**What to do**
Write out the full listing exactly as given, minus the images.

***

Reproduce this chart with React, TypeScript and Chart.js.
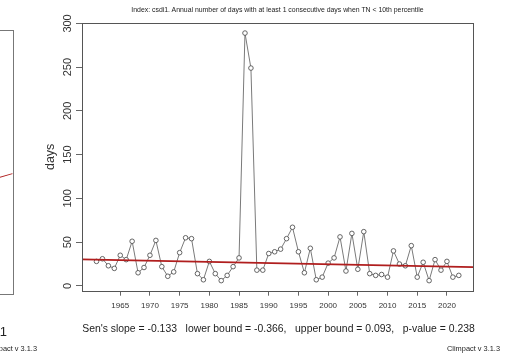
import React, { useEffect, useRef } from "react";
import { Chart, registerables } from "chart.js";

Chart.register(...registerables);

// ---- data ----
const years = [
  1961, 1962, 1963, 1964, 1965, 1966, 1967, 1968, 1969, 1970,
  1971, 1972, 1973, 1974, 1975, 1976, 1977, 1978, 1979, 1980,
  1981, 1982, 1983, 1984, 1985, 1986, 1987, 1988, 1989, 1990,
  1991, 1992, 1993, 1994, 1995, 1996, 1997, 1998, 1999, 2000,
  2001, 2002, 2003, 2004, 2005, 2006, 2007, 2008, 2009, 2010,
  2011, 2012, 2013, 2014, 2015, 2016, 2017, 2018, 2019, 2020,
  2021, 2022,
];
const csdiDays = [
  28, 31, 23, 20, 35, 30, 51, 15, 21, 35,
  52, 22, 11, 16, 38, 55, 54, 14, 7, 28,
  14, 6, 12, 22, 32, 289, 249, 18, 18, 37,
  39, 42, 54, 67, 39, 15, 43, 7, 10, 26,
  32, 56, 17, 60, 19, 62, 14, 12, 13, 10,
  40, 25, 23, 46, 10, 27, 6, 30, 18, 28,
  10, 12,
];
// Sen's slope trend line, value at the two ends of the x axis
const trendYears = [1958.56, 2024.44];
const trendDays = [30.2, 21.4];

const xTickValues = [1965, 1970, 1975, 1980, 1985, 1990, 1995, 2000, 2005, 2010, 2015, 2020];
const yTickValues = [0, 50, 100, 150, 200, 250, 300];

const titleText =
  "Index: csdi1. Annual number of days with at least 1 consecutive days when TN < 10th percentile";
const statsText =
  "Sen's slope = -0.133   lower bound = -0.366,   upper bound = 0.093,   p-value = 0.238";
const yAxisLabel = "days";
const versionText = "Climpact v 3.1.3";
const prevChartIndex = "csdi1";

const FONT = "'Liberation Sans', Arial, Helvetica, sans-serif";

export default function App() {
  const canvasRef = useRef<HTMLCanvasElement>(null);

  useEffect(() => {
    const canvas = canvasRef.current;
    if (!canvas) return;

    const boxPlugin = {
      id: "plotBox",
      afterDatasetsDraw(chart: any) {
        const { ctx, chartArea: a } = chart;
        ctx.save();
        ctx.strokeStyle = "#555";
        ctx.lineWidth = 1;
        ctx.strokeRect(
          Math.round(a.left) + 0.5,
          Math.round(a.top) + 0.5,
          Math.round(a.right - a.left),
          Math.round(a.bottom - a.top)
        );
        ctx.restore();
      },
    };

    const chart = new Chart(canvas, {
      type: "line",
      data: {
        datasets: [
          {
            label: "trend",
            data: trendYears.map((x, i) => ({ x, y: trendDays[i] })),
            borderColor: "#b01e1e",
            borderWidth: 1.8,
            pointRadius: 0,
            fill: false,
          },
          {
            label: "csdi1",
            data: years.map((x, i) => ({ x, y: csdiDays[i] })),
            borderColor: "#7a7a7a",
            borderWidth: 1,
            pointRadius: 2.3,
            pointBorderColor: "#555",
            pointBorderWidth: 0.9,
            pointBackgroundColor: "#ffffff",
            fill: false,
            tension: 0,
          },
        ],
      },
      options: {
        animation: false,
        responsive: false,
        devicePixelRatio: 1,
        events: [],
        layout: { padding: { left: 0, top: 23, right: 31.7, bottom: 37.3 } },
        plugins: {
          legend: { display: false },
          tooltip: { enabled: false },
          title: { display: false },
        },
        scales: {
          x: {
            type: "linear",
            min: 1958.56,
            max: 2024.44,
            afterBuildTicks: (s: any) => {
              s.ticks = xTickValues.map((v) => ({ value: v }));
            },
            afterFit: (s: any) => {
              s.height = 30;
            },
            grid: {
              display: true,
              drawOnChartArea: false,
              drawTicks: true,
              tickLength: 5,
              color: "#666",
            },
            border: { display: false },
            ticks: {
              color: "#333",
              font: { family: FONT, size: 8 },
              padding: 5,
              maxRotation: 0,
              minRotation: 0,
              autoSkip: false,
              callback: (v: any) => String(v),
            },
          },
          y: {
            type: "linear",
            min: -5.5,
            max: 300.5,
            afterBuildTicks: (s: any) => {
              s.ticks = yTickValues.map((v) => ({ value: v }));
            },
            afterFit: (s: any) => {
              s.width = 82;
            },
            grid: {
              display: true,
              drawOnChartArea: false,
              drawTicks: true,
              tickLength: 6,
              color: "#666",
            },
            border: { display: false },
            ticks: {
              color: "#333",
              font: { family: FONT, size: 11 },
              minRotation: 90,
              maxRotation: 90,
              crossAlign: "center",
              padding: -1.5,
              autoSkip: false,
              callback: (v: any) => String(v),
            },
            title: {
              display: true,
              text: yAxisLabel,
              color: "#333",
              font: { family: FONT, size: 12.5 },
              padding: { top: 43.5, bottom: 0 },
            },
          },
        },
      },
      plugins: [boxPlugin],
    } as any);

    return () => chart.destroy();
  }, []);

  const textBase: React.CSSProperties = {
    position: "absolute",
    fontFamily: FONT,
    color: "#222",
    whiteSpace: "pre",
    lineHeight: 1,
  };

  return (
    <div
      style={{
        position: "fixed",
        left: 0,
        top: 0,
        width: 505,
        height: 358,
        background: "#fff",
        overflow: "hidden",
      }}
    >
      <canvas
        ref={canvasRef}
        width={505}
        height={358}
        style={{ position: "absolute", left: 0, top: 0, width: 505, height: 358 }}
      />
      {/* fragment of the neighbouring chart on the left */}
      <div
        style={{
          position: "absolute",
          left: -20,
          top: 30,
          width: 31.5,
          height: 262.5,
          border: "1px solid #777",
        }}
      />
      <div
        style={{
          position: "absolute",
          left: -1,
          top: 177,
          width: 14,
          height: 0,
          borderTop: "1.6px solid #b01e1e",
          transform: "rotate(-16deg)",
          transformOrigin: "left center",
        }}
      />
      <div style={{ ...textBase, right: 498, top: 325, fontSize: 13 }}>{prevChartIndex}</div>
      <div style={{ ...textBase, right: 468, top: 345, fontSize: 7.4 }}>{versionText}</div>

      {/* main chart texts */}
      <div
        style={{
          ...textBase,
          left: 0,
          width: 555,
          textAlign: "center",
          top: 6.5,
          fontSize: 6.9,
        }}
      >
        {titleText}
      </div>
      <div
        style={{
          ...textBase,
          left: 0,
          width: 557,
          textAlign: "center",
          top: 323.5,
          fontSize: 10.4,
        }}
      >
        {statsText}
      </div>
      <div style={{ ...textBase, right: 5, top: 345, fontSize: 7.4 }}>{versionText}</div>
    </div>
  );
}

***

**Task answer**
Reproduce this chart with React, TypeScript and Chart.js.
import React, { useEffect, useRef } from "react";
import { Chart, registerables } from "chart.js";

Chart.register(...registerables);

// ---- data ----
const years = [
  1961, 1962, 1963, 1964, 1965, 1966, 1967, 1968, 1969, 1970,
  1971, 1972, 1973, 1974, 1975, 1976, 1977, 1978, 1979, 1980,
  1981, 1982, 1983, 1984, 1985, 1986, 1987, 1988, 1989, 1990,
  1991, 1992, 1993, 1994, 1995, 1996, 1997, 1998, 1999, 2000,
  2001, 2002, 2003, 2004, 2005, 2006, 2007, 2008, 2009, 2010,
  2011, 2012, 2013, 2014, 2015, 2016, 2017, 2018, 2019, 2020,
  2021, 2022,
];
const csdiDays = [
  28, 31, 23, 20, 35, 30, 51, 15, 21, 35,
  52, 22, 11, 16, 38, 55, 54, 14, 7, 28,
  14, 6, 12, 22, 32, 289, 249, 18, 18, 37,
  39, 42, 54, 67, 39, 15, 43, 7, 10, 26,
  32, 56, 17, 60, 19, 62, 14, 12, 13, 10,
  40, 25, 23, 46, 10, 27, 6, 30, 18, 28,
  10, 12,
];
// Sen's slope trend line, value at the two ends of the x axis
const trendYears = [1958.56, 2024.44];
const trendDays = [30.2, 21.4];

const xTickValues = [1965, 1970, 1975, 1980, 1985, 1990, 1995, 2000, 2005, 2010, 2015, 2020];
const yTickValues = [0, 50, 100, 150, 200, 250, 300];

const titleText =
  "Index: csdi1. Annual number of days with at least 1 consecutive days when TN < 10th percentile";
const statsText =
  "Sen's slope = -0.133   lower bound = -0.366,   upper bound = 0.093,   p-value = 0.238";
const yAxisLabel = "days";
const versionText = "Climpact v 3.1.3";
const prevChartIndex = "csdi1";

const FONT = "'Liberation Sans', Arial, Helvetica, sans-serif";

export default function App() {
  const canvasRef = useRef<HTMLCanvasElement>(null);

  useEffect(() => {
    const canvas = canvasRef.current;
    if (!canvas) return;

    const boxPlugin = {
      id: "plotBox",
      afterDatasetsDraw(chart: any) {
        const { ctx, chartArea: a } = chart;
        ctx.save();
        ctx.strokeStyle = "#555";
        ctx.lineWidth = 1;
        ctx.strokeRect(
          Math.round(a.left) + 0.5,
          Math.round(a.top) + 0.5,
          Math.round(a.right - a.left),
          Math.round(a.bottom - a.top)
        );
        ctx.restore();
      },
    };

    const chart = new Chart(canvas, {
      type: "line",
      data: {
        datasets: [
          {
            label: "trend",
            data: trendYears.map((x, i) => ({ x, y: trendDays[i] })),
            borderColor: "#b01e1e",
            borderWidth: 1.8,
            pointRadius: 0,
            fill: false,
          },
          {
            label: "csdi1",
            data: years.map((x, i) => ({ x, y: csdiDays[i] })),
            borderColor: "#7a7a7a",
            borderWidth: 1,
            pointRadius: 2.3,
            pointBorderColor: "#555",
            pointBorderWidth: 0.9,
            pointBackgroundColor: "#ffffff",
            fill: false,
            tension: 0,
          },
        ],
      },
      options: {
        animation: false,
        responsive: false,
        devicePixelRatio: 1,
        events: [],
        layout: { padding: { left: 0, top: 23, right: 31.7, bottom: 37.3 } },
        plugins: {
          legend: { display: false },
          tooltip: { enabled: false },
          title: { display: false },
        },
        scales: {
          x: {
            type: "linear",
            min: 1958.56,
            max: 2024.44,
            afterBuildTicks: (s: any) => {
              s.ticks = xTickValues.map((v) => ({ value: v }));
            },
            afterFit: (s: any) => {
              s.height = 30;
            },
            grid: {
              display: true,
              drawOnChartArea: false,
              drawTicks: true,
              tickLength: 5,
              color: "#666",
            },
            border: { display: false },
            ticks: {
              color: "#333",
              font: { family: FONT, size: 8 },
              padding: 5,
              maxRotation: 0,
              minRotation: 0,
              autoSkip: false,
              callback: (v: any) => String(v),
            },
          },
          y: {
            type: "linear",
            min: -5.5,
            max: 300.5,
            afterBuildTicks: (s: any) => {
              s.ticks = yTickValues.map((v) => ({ value: v }));
            },
            afterFit: (s: any) => {
              s.width = 82;
            },
            grid: {
              display: true,
              drawOnChartArea: false,
              drawTicks: true,
              tickLength: 6,
              color: "#666",
            },
            border: { display: false },
            ticks: {
              color: "#333",
              font: { family: FONT, size: 11 },
              minRotation: 90,
              maxRotation: 90,
              crossAlign: "center",
              padding: -1.5,
              autoSkip: false,
              callback: (v: any) => String(v),
            },
            title: {
              display: true,
              text: yAxisLabel,
              color: "#333",
              font: { family: FONT, size: 12.5 },
              padding: { top: 43.5, bottom: 0 },
            },
          },
        },
      },
      plugins: [boxPlugin],
    } as any);

    return () => chart.destroy();
  }, []);

  const textBase: React.CSSProperties = {
    position: "absolute",
    fontFamily: FONT,
    color: "#222",
    whiteSpace: "pre",
    lineHeight: 1,
  };

  return (
    <div
      style={{
        position: "fixed",
        left: 0,
        top: 0,
        width: 505,
        height: 358,
        background: "#fff",
        overflow: "hidden",
      }}
    >
      <canvas
        ref={canvasRef}
        width={505}
        height={358}
        style={{ position: "absolute", left: 0, top: 0, width: 505, height: 358 }}
      />
      {/* fragment of the neighbouring chart on the left */}
      <div
        style={{
          position: "absolute",
          left: -20,
          top: 30,
          width: 31.5,
          height: 262.5,
          border: "1px solid #777",
        }}
      />
      <div
        style={{
          position: "absolute",
          left: -1,
          top: 177,
          width: 14,
          height: 0,
          borderTop: "1.6px solid #b01e1e",
          transform: "rotate(-16deg)",
          transformOrigin: "left center",
        }}
      />
      <div style={{ ...textBase, right: 498, top: 325, fontSize: 13 }}>{prevChartIndex}</div>
      <div style={{ ...textBase, right: 468, top: 345, fontSize: 7.4 }}>{versionText}</div>

      {/* main chart texts */}
      <div
        style={{
          ...textBase,
          left: 0,
          width: 555,
          textAlign: "center",
          top: 6.5,
          fontSize: 6.9,
        }}
      >
        {titleText}
      </div>
      <div
        style={{
          ...textBase,
          left: 0,
          width: 557,
          textAlign: "center",
          top: 323.5,
          fontSize: 10.4,
        }}
      >
        {statsText}
      </div>
      <div style={{ ...textBase, right: 5, top: 345, fontSize: 7.4 }}>{versionText}</div>
    </div>
  );
}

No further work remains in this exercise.